8. Mr. Haq, the learned counsel for the respondent relied on the decision of the Supreme Court , Arjun Singh v. Mohindra Kumar and Ors., in which the matter fell for consideration under Order IX, Rule 7 of the Code. Order IX, Rule 7 of the Code which reads as follows:

“Where the Court has adjourned the hearing of the suit ex parte, and the defendant, at or before such hearing, appears and assigns good cause for his previous non-appearance, he may, upon such terms as the Court directs as to costs or otherwise, be heard in answer to the suit as if he had appeared on the day fixed for his appearance.” Interpreting this provision the Supreme Court observed as follows :–“Where the Court has adjourned the hearing of the suit ex parte”. Obviously they assume that there is to be a hearing on the date to which the suit stands adjourned. If the entirety of “hearing” of the suit has been completed and the Court being competent to pronounce the judgment then and there, adjourns the suit merely for the purpose of pronouncing judgment under Order 20, Rule 1, there is clearly no adjournment of “the hearing” of the suit, for there is nothing more to be heard in the suit.”

9. Their Lordship as observed as follows :

“The opening words of that rule are, as already seen, “Where the Court has adjourned the hearing of the suit ex parte’. Now, what do these words mean? Obviously they assume that there is to be a hearing on the date to which the suit stands adjourned. If the entirety of the “hearing” of the suit has been completed and the Court being competent to pronounce the judgment then and there, adjourns the suit merely for the purpose of pronouncing judgment under Order XX, Rule 1, there is clearly no adjournment of “the hearing” of the suit, for, there is nothing more to be heard in the suit.”

10. On the basis of aforesaid ruling the learned counsel contended that once the matter is closed for judgment, there is nothing more to be heard in the suit and therefore, phrase in Order VI to amend the plaint “at any stage of the proceeding” must be construed to limit the power of the Court to amend the plaint only till the hearing of the suit continues and not after this hearing is concluded and matter is reserved for judgment.
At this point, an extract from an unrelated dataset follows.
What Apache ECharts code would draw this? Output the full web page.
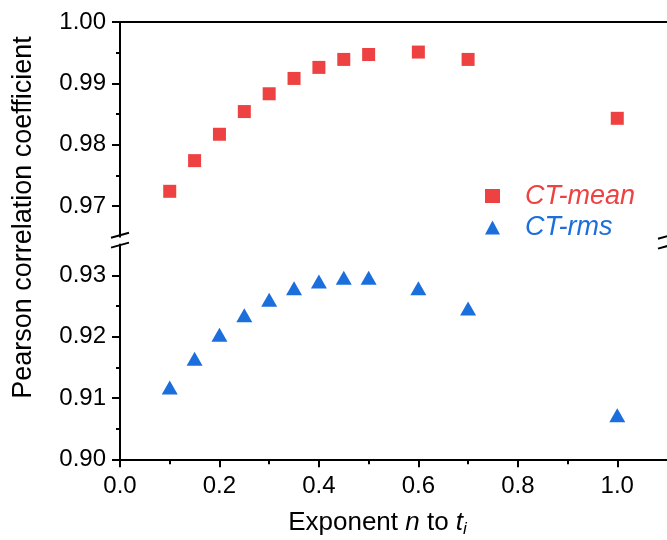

11. I am not inclined to accept this argument at all since the observation of the Supreme Court are made in a completely different context and particularly in view of the phraseology of Order IX, Rule 7 of the Code, which deals with what is to be done when a suit is adjourned for hearing.

12. It is true as pointed out by the learned counsel that the Single Judge of this Court while deciding Wasudeo ‘s case cited supra while construing the Order XVIII, Rule 2 of the Code construed the similar words which enable the Court to direct the parties to examine any witness “at any stage” to mean only till the stage of the hearing of the suit. That in my view was because the learned Single Judge was considered the question of examination of witnesses which is obviously a part of the hearing of the suit. Moreover, the words, “at any stage” appearing in Order 18, Rule 2 simply stop at that. The words in Order VI, Rule 17 specifically use the phrase “at any stage of the proceedings”, in my view therefore, the judgment of the Supreme Court and of the learned Single Judge of this Court is rendered under a different provision of law which is worded differently. The additional words “of the proceedings” require regard to be had to the proceeding as a whole, might from institution of the suit to its determination by a judgment. In fact, while considering the Order VI, Rule 16 of the Code fell for consideration of the Madhya Pradesh High Court in Badri Prasad Soni, v. S. Kripal Singh , the learned Single Judge took the view after referring to the several meanings of the word “proceeding” came to the following conclusion :-

“The suit is commenced on the presentation of plaint as is obtainable from Order 4, Rule 1 Civil Procedure Code instituted as “Suit to be commenced by plaint” and is disposed of so far as the trial Court is concerned, on the pronouncement of judgment under Order 20, Rule 3 of the Civil Procedure Code. This being the position regarding the commencement of the suit and its termination in the trial Court, in the light of the discussion contained in the preceding paragraph of this order, the irresistible conclusion is that delivery of judgment by the trial Court is a stage in the proceeding. In this view of the matter, it can safely be held that because of expression “at any stage of the proceedings” employed in Order 6, Rule 17 of the Civil Procedure Code, the Court is competent to allow either party to alter or amend his pleading any time before the judgment is pronounced, as till then the Judge has the seisin over the case and is not functus officio.”

13. The Madhya Pradesh High Court also referred to the same view taken by the Andhra Pradesh in S. Burrayya v. Satchayyamma, .

14. This view is followed by the learned Single Judge of this Court in an unreported case Sou. Hardeep Kaur w/o Jaswantsingh Jaggi v. S. Prabha w/o Prabhakarrao Sabnis in Civil Revision Application No. .859/1986 decided on 14th December, 1989.

15. I am therefore, of the view that the pleadings can be allowed to be amended in accordance with law at any stage of proceedings, including when the case is reserved for judgment. Indeed, there are several situations in which such an amendment might become necessary such as addition due to the death of a party which requires averments to be added in respect of the status of the legal representative or some other relevant subsequent events which has taken place subsequent to the closing of the case for judgment. Indeed the law provides for such amendments, in appropriate cases even at the appellate stage.

16. In the result, I am of view that the petition deserves to be allowed. Accordingly, the petition is allowed in terms of prayer Clause (1).